In 1993, she landed her first TV job at the nation's first all-news local broadcast station, KNWS-TV in Houston, Texas. She moved in 1994 to become the main anchor at WCFT, the CBS affiliate station in Tuscaloosa, Alabama. In 1995, she then moved to Springfield, Missouri to work at KYTV, the local NBC affiliate, where she became the first person of color to anchor the news in the Ozarks. In 1996, she accepted an offer from KGTV to work in San Diego, starting in March 1996.

While working for KGTV news, Kim covered Santana and Granite Hills high school shootings, the search for Danielle van Dam, the Heaven's Gate suicides, and the 1996 Republican National Convention.

In 2005, she was promoted to the 5:30 pm weekday anchor position. In 2006, she was named as co-host of the newly created hour-long 4:00 pm news program called 10-4 San Diego, which was later cancelled due to low ratings in August 2006. In August 2008, Lee Ann chose not to accept the station's offer of a lower salary and longer hours and left the news business.

===San Diego Asian Film Festival===

Kim started the San Diego Asian Film Festival (SDAFF) in 2000, inspired by a conversation she had overheard while speaking at a local technology company. The first SDAFF was held in August 2000 on the campus of the University of California, San Diego with five features, multiple shorts, and guest appearances from Margaret Cho and Tamlyn Tomita.

I was speaking at a tech company here, and overheard a bunch of Caucasians talking about their favorite Asian movies, how they'd get together, eat dim sum and talk over films.

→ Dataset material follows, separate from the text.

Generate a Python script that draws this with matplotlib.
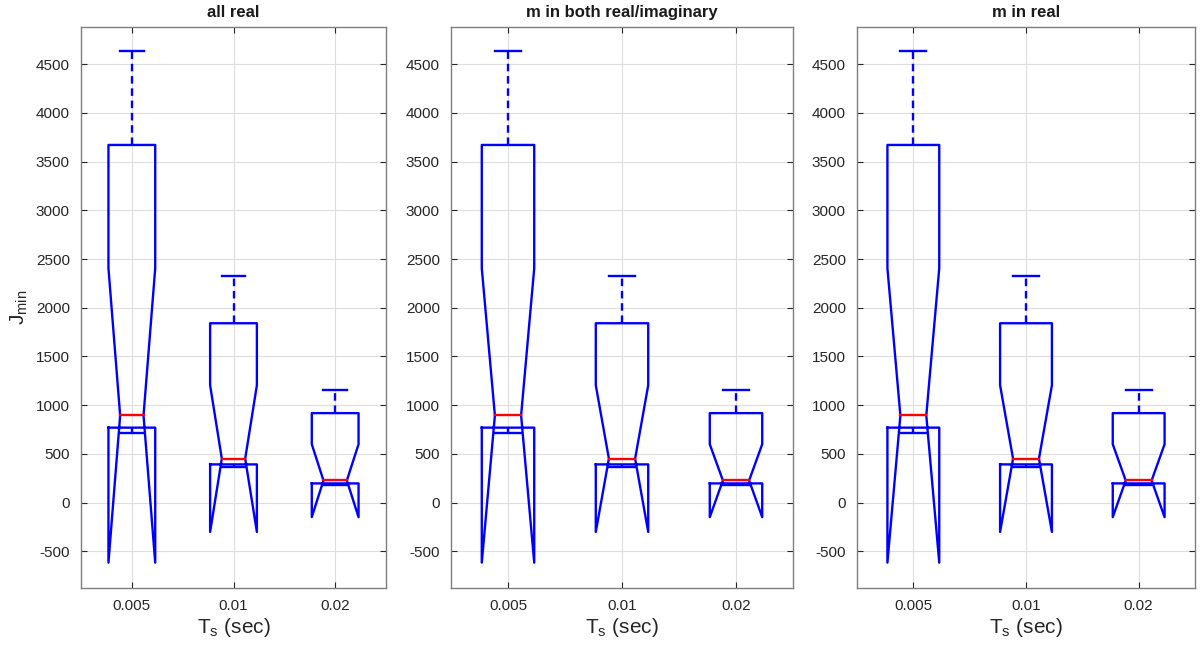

At the same time, I was head of the Asian-American Journalists Association local chapter, and thinking how we could engage a larger audience with our issues. ... Well, I'm not a film connoisseur, but I knew a festival could help create the community we need, give Asians here a way to address their issues and reach others.
— Lee Ann Kim, 2006 interview with David Elliott

In 2002, the organization running the SDAFF applied for nonprofit status as the San Diego Asian Film Foundation. After the scope of the San Diego Asian Film Foundation grew beyond film, the nonprofit was rebranded the Pacific Arts Movement (Pac-Arts) in 2012. Kim served as the executive director the San Diego Asian Film Foundation and Pac-Arts until she retired from the nonprofit in April 2016.

==Awards==
She has received numerous awards for her work including an Emmy Award for investigative reporting, the California Teacher's Association award for best educational reporting for her coverage of bilingual education, and best news report by the California Chicano News Media Association, and two national Asian American Journalists Association awards for best reporting in Asian and non-Asian related issues.

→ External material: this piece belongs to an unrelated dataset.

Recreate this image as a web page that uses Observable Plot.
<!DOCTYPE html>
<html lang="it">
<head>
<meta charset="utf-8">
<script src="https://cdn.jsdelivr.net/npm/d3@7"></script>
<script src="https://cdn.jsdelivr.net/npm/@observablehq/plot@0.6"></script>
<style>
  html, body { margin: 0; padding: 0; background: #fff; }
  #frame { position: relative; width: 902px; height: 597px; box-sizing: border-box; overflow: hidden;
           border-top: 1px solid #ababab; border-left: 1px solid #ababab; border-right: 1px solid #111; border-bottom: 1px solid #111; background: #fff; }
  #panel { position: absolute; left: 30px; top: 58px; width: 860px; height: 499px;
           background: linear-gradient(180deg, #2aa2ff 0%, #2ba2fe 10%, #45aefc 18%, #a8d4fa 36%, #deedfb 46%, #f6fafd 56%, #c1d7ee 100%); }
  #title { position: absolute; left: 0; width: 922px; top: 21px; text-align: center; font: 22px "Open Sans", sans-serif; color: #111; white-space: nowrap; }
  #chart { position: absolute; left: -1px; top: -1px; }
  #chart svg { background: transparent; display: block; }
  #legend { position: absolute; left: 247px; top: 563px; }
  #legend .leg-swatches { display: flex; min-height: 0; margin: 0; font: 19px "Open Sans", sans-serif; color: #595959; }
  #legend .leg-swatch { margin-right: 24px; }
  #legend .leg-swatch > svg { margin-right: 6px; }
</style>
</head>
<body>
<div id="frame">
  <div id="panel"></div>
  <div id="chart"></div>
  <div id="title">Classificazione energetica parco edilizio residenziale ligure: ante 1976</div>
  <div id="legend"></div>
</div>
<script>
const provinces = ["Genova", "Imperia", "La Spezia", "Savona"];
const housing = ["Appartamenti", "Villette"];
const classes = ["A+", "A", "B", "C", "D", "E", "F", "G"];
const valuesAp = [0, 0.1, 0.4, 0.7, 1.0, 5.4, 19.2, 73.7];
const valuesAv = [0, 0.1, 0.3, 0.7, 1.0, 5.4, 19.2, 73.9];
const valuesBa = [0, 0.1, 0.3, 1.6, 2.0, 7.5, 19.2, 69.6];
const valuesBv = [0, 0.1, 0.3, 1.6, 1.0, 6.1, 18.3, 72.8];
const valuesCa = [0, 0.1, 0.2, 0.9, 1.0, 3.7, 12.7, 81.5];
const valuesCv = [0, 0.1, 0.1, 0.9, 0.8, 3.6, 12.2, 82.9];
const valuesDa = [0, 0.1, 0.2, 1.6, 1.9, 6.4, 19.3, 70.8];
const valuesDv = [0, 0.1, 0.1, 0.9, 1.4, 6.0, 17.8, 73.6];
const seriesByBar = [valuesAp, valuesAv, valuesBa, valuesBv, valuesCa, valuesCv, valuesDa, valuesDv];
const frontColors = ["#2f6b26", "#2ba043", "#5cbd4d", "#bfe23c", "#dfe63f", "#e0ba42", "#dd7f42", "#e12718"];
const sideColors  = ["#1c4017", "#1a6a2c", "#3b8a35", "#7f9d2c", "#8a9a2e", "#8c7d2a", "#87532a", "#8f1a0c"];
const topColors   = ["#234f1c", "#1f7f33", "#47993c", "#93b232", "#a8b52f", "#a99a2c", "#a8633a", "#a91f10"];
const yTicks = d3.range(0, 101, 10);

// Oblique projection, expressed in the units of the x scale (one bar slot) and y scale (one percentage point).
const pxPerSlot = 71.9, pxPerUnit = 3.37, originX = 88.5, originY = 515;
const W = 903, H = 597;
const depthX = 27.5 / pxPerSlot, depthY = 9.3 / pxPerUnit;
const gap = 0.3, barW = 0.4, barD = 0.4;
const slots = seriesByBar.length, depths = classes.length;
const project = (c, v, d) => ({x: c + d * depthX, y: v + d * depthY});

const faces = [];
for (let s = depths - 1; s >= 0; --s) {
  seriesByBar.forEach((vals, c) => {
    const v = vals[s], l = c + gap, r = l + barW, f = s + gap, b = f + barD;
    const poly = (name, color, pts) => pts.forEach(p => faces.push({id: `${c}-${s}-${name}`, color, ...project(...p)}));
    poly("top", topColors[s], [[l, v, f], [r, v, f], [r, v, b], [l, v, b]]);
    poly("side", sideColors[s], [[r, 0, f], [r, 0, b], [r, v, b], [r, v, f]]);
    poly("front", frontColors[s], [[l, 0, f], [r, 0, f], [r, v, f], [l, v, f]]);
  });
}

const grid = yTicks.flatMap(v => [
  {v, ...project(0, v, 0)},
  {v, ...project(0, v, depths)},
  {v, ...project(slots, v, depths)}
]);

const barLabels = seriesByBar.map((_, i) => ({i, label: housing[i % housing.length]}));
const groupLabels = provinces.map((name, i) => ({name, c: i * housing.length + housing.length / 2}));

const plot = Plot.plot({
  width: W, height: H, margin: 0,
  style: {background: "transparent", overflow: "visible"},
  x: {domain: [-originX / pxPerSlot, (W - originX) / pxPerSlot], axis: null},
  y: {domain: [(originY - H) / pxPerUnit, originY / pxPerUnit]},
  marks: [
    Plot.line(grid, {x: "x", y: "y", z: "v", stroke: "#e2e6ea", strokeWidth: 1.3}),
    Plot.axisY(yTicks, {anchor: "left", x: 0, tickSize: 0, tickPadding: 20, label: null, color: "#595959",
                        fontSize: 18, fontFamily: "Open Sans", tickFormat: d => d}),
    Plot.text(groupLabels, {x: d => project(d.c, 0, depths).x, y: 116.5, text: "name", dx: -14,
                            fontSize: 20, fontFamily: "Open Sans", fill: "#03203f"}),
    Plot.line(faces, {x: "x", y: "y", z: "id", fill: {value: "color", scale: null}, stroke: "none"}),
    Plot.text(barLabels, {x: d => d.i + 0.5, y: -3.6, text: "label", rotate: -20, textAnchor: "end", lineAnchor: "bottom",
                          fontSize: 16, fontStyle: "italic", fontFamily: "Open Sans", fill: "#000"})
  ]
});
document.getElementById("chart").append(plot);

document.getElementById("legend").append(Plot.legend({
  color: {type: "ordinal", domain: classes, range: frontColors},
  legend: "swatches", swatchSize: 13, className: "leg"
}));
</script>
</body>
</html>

Since leaving KGTV, Kim has been honored for her nonprofit work including being awarded the 2010 KPBS Hero of the Month award, a 10News Leadership Award, San Diego Magazine′s Top 50 People to Watch in 2009, and she was featured on the cover of San Diego Family Magazine in May 2010. The San Diego Film Critics Society gave her its 2011 Kyle Counts Award, and she was chosen by the Women's Museum of California as the Spirit of the San Diego County Women's Hall of Fame for 2015. The San Diego City Council declared Tuesday, April 19, 2016 "Lee Ann Kim Day" to honor her leadership of Pac-Arts.